▸ Given material
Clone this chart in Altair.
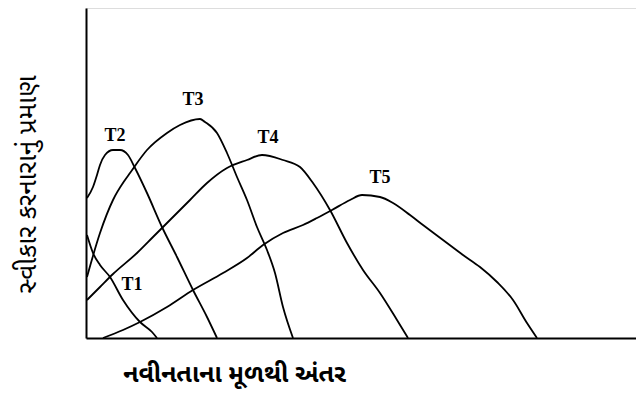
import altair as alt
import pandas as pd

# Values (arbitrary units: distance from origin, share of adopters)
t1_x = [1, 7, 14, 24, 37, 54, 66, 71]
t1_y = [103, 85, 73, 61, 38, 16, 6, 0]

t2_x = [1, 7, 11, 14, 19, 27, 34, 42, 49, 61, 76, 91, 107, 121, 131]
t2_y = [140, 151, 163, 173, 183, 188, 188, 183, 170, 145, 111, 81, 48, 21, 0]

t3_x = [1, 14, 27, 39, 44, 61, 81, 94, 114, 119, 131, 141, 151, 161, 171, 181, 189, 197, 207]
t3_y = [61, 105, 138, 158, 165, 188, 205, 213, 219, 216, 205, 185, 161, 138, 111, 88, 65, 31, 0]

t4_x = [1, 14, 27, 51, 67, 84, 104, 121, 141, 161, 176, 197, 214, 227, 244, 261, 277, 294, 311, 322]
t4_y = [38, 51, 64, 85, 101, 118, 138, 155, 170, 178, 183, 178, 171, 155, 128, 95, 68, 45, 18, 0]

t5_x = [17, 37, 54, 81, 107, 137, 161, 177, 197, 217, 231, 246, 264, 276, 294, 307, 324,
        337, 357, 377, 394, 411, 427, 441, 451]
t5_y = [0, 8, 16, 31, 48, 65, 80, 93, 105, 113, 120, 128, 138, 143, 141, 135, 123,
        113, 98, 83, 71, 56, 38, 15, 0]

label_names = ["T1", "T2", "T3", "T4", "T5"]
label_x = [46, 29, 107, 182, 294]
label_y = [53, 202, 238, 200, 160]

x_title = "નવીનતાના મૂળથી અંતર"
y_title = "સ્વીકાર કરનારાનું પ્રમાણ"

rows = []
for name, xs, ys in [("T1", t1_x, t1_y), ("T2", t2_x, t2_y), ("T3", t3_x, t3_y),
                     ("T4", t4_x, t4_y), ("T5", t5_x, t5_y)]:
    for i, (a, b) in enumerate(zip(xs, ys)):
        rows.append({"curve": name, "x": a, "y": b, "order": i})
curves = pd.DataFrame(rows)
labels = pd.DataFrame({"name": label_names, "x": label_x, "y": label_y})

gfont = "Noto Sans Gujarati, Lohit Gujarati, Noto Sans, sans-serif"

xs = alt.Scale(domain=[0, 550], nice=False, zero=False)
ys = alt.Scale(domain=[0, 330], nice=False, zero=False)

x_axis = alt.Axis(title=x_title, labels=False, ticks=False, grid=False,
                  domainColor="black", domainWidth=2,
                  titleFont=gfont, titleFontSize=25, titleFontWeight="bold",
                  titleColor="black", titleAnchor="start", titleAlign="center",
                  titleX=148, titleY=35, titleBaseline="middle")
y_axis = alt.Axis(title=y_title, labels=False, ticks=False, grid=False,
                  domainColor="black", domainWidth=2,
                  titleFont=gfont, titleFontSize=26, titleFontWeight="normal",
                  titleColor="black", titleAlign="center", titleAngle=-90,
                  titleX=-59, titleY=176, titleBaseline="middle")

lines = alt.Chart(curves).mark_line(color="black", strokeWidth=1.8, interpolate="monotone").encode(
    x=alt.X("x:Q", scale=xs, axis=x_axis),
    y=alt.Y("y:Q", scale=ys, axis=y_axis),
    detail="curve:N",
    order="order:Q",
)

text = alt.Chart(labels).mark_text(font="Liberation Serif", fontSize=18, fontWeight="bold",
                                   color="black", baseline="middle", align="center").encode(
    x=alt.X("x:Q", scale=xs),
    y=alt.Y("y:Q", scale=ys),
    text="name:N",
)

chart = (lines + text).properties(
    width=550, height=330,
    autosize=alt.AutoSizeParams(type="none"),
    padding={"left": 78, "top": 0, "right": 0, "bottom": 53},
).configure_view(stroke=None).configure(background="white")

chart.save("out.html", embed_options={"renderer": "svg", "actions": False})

▸ Task brief
Give again, word for word, every line from the top of the data through the line with "label_y = [53, 202, 238, 200, 160]", both ends included, and exclude the pictures.

▸ Response below
Clone this chart in Altair.
import altair as alt
import pandas as pd

# Values (arbitrary units: distance from origin, share of adopters)
t1_x = [1, 7, 14, 24, 37, 54, 66, 71]
t1_y = [103, 85, 73, 61, 38, 16, 6, 0]

t2_x = [1, 7, 11, 14, 19, 27, 34, 42, 49, 61, 76, 91, 107, 121, 131]
t2_y = [140, 151, 163, 173, 183, 188, 188, 183, 170, 145, 111, 81, 48, 21, 0]

t3_x = [1, 14, 27, 39, 44, 61, 81, 94, 114, 119, 131, 141, 151, 161, 171, 181, 189, 197, 207]
t3_y = [61, 105, 138, 158, 165, 188, 205, 213, 219, 216, 205, 185, 161, 138, 111, 88, 65, 31, 0]

t4_x = [1, 14, 27, 51, 67, 84, 104, 121, 141, 161, 176, 197, 214, 227, 244, 261, 277, 294, 311, 322]
t4_y = [38, 51, 64, 85, 101, 118, 138, 155, 170, 178, 183, 178, 171, 155, 128, 95, 68, 45, 18, 0]

t5_x = [17, 37, 54, 81, 107, 137, 161, 177, 197, 217, 231, 246, 264, 276, 294, 307, 324,
        337, 357, 377, 394, 411, 427, 441, 451]
t5_y = [0, 8, 16, 31, 48, 65, 80, 93, 105, 113, 120, 128, 138, 143, 141, 135, 123,
        113, 98, 83, 71, 56, 38, 15, 0]

label_names = ["T1", "T2", "T3", "T4", "T5"]
label_x = [46, 29, 107, 182, 294]
label_y = [53, 202, 238, 200, 160]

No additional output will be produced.